Elk Grove Village couple Cindy and Kent Weik say breeding Shih Tzus is more of a hobby than a business.
It's about providing dog lovers healthy, purebred puppies and finding a loving home for their "children," they say.
Village officials see it differently, and are taking the Weiks to court claiming they are violating village ordinance by running a dog-breeding operation out of their home.
The couple has 12 dogs, including eight female and two male Shih Tzus that they have been breeding since 2009, and four puppies. It was never the couple's intent initially to breed them, said Cindy Weik.
"We had such a bad experience (with breeders)," she said about getting a puppy with health issues from a breeder.
To be sure that would not happen again, the Weiks decided to start breeding their own.
"I loved the experience," she said. "I loved having the puppies around and we just never spayed or neutered the dogs."
Weik said she called the village to ask whether there was any ordinance against breeding dogs.
"I never thought to (ask) can I sell them from my home?" she added.
Though breeding animals is allowed in Elk Grove Village so long as the animal doesn't produce more than two litters in a year, when the Weiks decided to sell their puppies, it landed them in trouble with the village.
Selling the puppies from home, according to the village, violates ordinances prohibiting any kind of business, commercial or industrial use or home occupation in a residential area. The village's complaint originally was filed in housing court for nuisance and zoning violations, but the couple is now fighting in Cook County circuit court.
Last week, a judge denied the Weiks' motion for a summary judgment without having to go to trial. A status hearing on the civil case is set for Sept. 4 at the Cook County courthouse in Rolling Meadows.
If found in violation of the village ordinance, the Weiks could have to pay a minimum of $25 and a maximum of $500 for each day a violation occurred dating back to when the original complaint was filed, Village Attorney George Knickerbocker said.
The trouble started more than a year ago when a neighbor complained of excessive barking from the Weiks' backyard in the early hours of the morning and a lot of people coming and going from the house.
The village followed with an investigation by its environmental health division. At the time, the Weiks had seven female and two male Shih Tzus, along with two other dogs, Knickerbocker said.
"All of the dogs were let out at 4:30 a.m. to do their business, and they barked," Knickerbocker said. "Every morning for 18 months they woke up their neighbor. For two and a half hours every morning she was awakened."
Knickerbocker said the neighbor had asked the Weiks on three separate occasions to do something about their dogs' barking before filing a complaint with the village in February 2012. The couple was given a warning in April 2012 to abate the nuisance, he added.
The Weiks deny their dogs were barking at that hour and say they addressed the neighbor's concerns, even erecting a 6-foot-high wooden fence between their properties upon the village's urging.
The bigger problem now is their home breeding business, Knickerbocker said.
"You are not entitled to have a home occupation in a residential zoned district," he said. "They had litters and litters of puppies, selling them anywhere for about $1,000 per puppy.
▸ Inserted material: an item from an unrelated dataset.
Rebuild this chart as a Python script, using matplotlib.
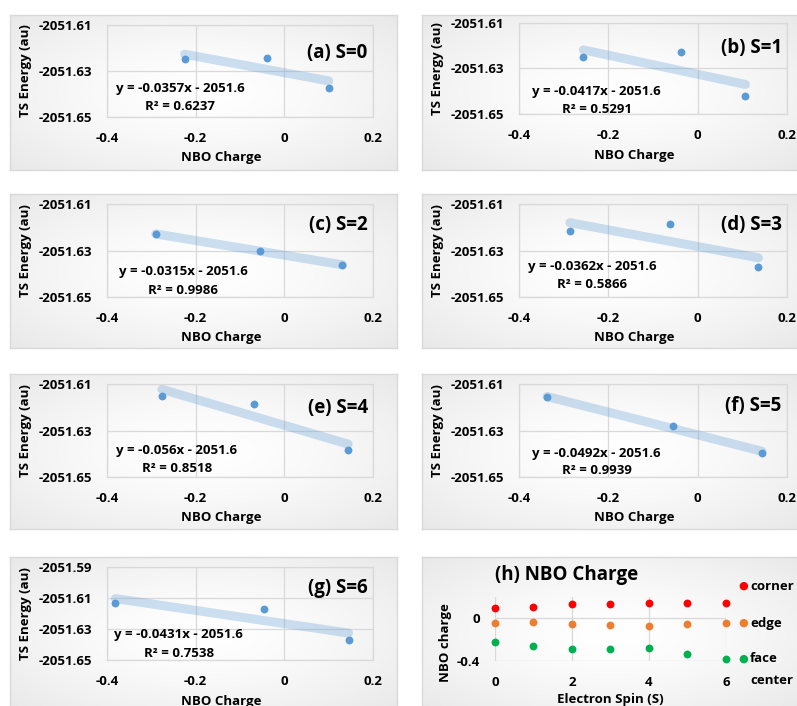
import numpy as np
import matplotlib
matplotlib.use('Agg')
import matplotlib.pyplot as plt

# ---------------- data ----------------
spins = [0, 1, 2, 3, 4, 5, 6]
charge_corner = [0.100, 0.107, 0.131, 0.136, 0.144, 0.144, 0.145]
charge_edge = [-0.040, -0.037, -0.055, -0.061, -0.068, -0.055, -0.045]
charge_face = [-0.225, -0.256, -0.290, -0.286, -0.276, -0.337, -0.381]

# TS energies (au) ordered as face center, edge, corner
energy_S0 = [-2051.6249, -2051.6242, -2051.6372]
energy_S1 = [-2051.6251, -2051.6227, -2051.6420]
energy_S2 = [-2051.6230, -2051.6300, -2051.6363]
energy_S3 = [-2051.6215, -2051.6187, -2051.6371]
energy_S4 = [-2051.6151, -2051.6184, -2051.6386]
energy_S5 = [-2051.6158, -2051.6282, -2051.6395]
energy_S6 = [-2051.6130, -2051.6173, -2051.6373]
energies = [energy_S0, energy_S1, energy_S2, energy_S3, energy_S4, energy_S5, energy_S6]

panel_titles = ['(a) S=0', '(b) S=1', '(c) S=2', '(d) S=3', '(e) S=4', '(f) S=5', '(g) S=6']
equations = ['y = -0.0357x - 2051.6', 'y = -0.0417x - 2051.6', 'y = -0.0315x - 2051.6',
             'y = -0.0362x - 2051.6', 'y = -0.056x - 2051.6', 'y = -0.0492x - 2051.6',
             'y = -0.0431x - 2051.6']
r_squared = ['R² = 0.6237', 'R² = 0.5291', 'R² = 0.9986', 'R² = 0.5866',
             'R² = 0.8518', 'R² = 0.9939', 'R² = 0.7538']
x_ticks = [-0.4, -0.2, 0, 0.2]
y_ticks_std = [-2051.65, -2051.63, -2051.61]
y_ticks_g = [-2051.65, -2051.63, -2051.61, -2051.59]

# ---------------- layout ----------------
W, H = 797, 706
plt.rcParams['font.family'] = ['Open Sans', 'DejaVu Sans']
plt.rcParams['font.weight'] = 'bold'
fig = plt.figure(figsize=(W / 100, H / 100), dpi=100)
fig.patch.set_facecolor('white')

GRID = '#D9D9D9'
BLUE = '#5B9BD5'
TXT = '#000000'
FS = 9.5


def box(l, t, r, b):
    return [l / W, 1 - b / H, (r - l) / W, (b - t) / H]


def ft(x, y, s, **kw):
    return fig.text(x / W, 1 - y / H, s, **kw)


def frame(l, t, r, b):
    ax = fig.add_axes(box(l, t, r, b), zorder=0)
    yy, xx = np.mgrid[0:1:120j, 0:1:240j]
    rr = np.sqrt((xx - 0.5) ** 2 + (yy - 0.5) ** 2) / np.sqrt(0.5)
    val = 1 - 0.09 * rr ** 1.5
    img = np.dstack([val, val, val])
    ax.imshow(img, extent=[0, 1, 0, 1], aspect='auto', interpolation='bilinear')
    ax.set_xlim(0, 1)
    ax.set_ylim(0, 1)
    ax.set_xticks([])
    ax.set_yticks([])
    for s in ax.spines.values():
        s.set_color(GRID)
        s.set_linewidth(1.0)


frames = [(10, 15, 397, 170), (422, 15, 802, 170),
          (10, 194, 397, 348), (422, 194, 802, 348),
          (10, 374, 397, 529), (422, 374, 802, 529),
          (10, 557, 397, 712), (422, 557, 802, 712)]
for fr in frames:
    frame(*fr)

plots = [(107, 25, 373, 117), (519, 23, 787, 114),
         (107, 204, 373, 297), (519, 204, 787, 297),
         (107, 384, 373, 477), (519, 384, 787, 477),
         (107, 567, 373, 660)]
eq_pos = [(0.274, 0.315, 0.109), (0.29, 0.25, 0.044), (0.286, 0.27, 0.075),
          (0.272, 0.326, 0.13), (0.263, 0.29, 0.093), (0.29, 0.255, 0.065),
          (0.27, 0.27, 0.072)]
title_y = [0.70, 0.725, 0.77, 0.77, 0.745, 0.76, 0.77]

for i in range(7):
    l, t, r, b = plots[i]
    ax = fig.add_axes(box(l, t, r, b), zorder=1)
    ax.patch.set_alpha(0)
    xs = np.array([charge_face[i], charge_edge[i], charge_corner[i]])
    ys = np.array(energies[i])
    coef = np.polyfit(xs, ys, 1)
    xf = np.array([xs.min(), xs.max()])
    ax.plot(xf, np.polyval(coef, xf), color=BLUE, alpha=0.3, lw=6.5,
            solid_capstyle='round', zorder=2)
    ax.scatter(xs, ys, s=32, color=BLUE, zorder=3, linewidths=0)
    yt = y_ticks_g if i == 6 else y_ticks_std
    ax.set_xlim(-0.4, 0.2)
    ax.set_ylim(yt[0], yt[-1])
    ax.set_xticks(x_ticks)
    ax.set_xticklabels(['-0.4', '-0.2', '0', '0.2'])
    ax.set_yticks(yt)
    ax.set_yticklabels(['%.2f' % v for v in yt])
    ax.tick_params(length=0, labelsize=FS, pad=11, colors=TXT)
    for lab in ax.get_xticklabels() + ax.get_yticklabels():
        lab.set_fontweight('bold')
    ax.grid(True, color=GRID, lw=0.9, zorder=0)
    ax.set_axisbelow(True)
    for s in ax.spines.values():
        s.set_color(GRID)
        s.set_linewidth(0.9)
    ex, ey, ry = eq_pos[i]
    ax.text(ex, ey, equations[i], transform=ax.transAxes, ha='center', va='center',
            fontsize=FS, fontweight='bold', zorder=4)
    ax.text(ex, ry, r_squared[i], transform=ax.transAxes, ha='center', va='center',
            fontsize=FS, fontweight='bold', zorder=4)
    ax.text(0.98, title_y[i], panel_titles[i], transform=ax.transAxes, ha='right',
            va='center', fontsize=13.5, fontweight='bold', zorder=4)
    ft((l + r) / 2 - 19, b + 41, 'NBO Charge', ha='center', va='center',
       fontsize=FS, fontweight='bold')
    ft(l - 82, (t + b) / 2, 'TS Energy (au)', ha='center', va='center',
       rotation=90, fontsize=FS, fontweight='bold')

# ---------------- panel (h) ----------------
axh = fig.add_axes(box(495, 597, 726, 661), zorder=1)
axh.patch.set_alpha(0)
axh.set_xlim(0, 6)
axh.set_ylim(-0.4, 0.2)
axh.set_xticks([0, 2, 4, 6])
axh.set_yticks([-0.4, 0])
axh.set_yticklabels(['-0.4', '0'])
axh.tick_params(length=0, labelsize=FS, pad=11, colors=TXT)
for lab in axh.get_xticklabels() + axh.get_yticklabels():
    lab.set_fontweight('bold')
axh.grid(True, color=GRID, lw=0.9, zorder=0)
axh.set_axisbelow(True)
for s in axh.spines.values():
    s.set_visible(False)
series = [(charge_corner, '#FF0000', 'corner'),
          (charge_edge, '#ED7D31', 'edge'),
          (charge_face, '#00B050', 'face')]
for vals, col, name in series:
    axh.scatter(spins, vals, s=32, color=col, zorder=3, linewidths=0, clip_on=False)

ft(495, 575, '(h) NBO Charge', ha='left', va='center', fontsize=13.5, fontweight='bold')
ft(445, 643, 'NBO charge', ha='center', va='center', rotation=90, fontsize=FS,
   fontweight='bold')
ft(610, 699, 'Electron Spin (S)', ha='center', va='center', fontsize=FS,
   fontweight='bold')

leg_y = [586, 623, 659]
for (vals, col, name), yy in zip(series, leg_y):
    ft(743, yy, '\u25CF', ha='center', va='center', fontsize=8, color=col,
       family=['DejaVu Sans'])
    ft(750, yy, name, ha='left', va='center', fontsize=9.5, fontweight='bold')
ft(750, 680, 'center', ha='left', va='center', fontsize=9.5, fontweight='bold')

fig.savefig('out.png', dpi=100, facecolor='white')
Their dogs would have litters once or twice a year, all seven of them. They indicated to one of our inspectors at one point they made in one year alone $30,000. People were coming over on Saturdays and Sundays to look at the litters."
Knickerbocker said the couple also has a website for their business, Chi-town Shih Tzu LLC, and openly advertises boarding for dogs they previously sold.
"We are not naive to the fact that (other) people are using their homes for their occupation," Knickerbocker said. "Unless someone complains, we're not going to know. We're not going to go into each house and run these inspections."
The Weiks say they stopped selling the puppies out of their home after the village filed its complaint. Since then, they have been selling the puppies off-site and on the Internet for "less than market value."
"I meet people at the pet store, groomers, vets," Cindy Weik said. "Nobody is allowed to come here to see them. They have to wait until they are old enough (6 weeks to 8 weeks) to be seen outside the house."
Kent Weik said the couple spends more money on breeding and raising the dogs than they make selling the puppies, which go for between $600 and $1,000.
"If I want to put a pen to it with everything it takes to raise these guys to eight weeks, the vet, the food ... we're not doing this to make money," he said. "If I were profiting from this, I would have a boat, a lot of things. This is not a viable business."
"We live for the dogs," he added. "They are our children. They are our family."
Weik said he's not sure if they will continue breeding dogs, but added, "I'm not going to have an incident dictate my life."
Elk Grove Village doesn't have an ordinance limiting the number of dogs or pets in a home. But that too could change after the Weiks' case came to light.
"It was looked at by the board of health several years ago," Knickerbocker said. "If you have a large number of dogs but meticulously took care of them and they didn't become nuisances to the neighbors, then the village didn't want to be Big Brother. We have other miscellaneous ordinances that we can regulate the actual use in a home."
The village's judiciary, planning and zoning committee met last month on the issue again and remains undecided.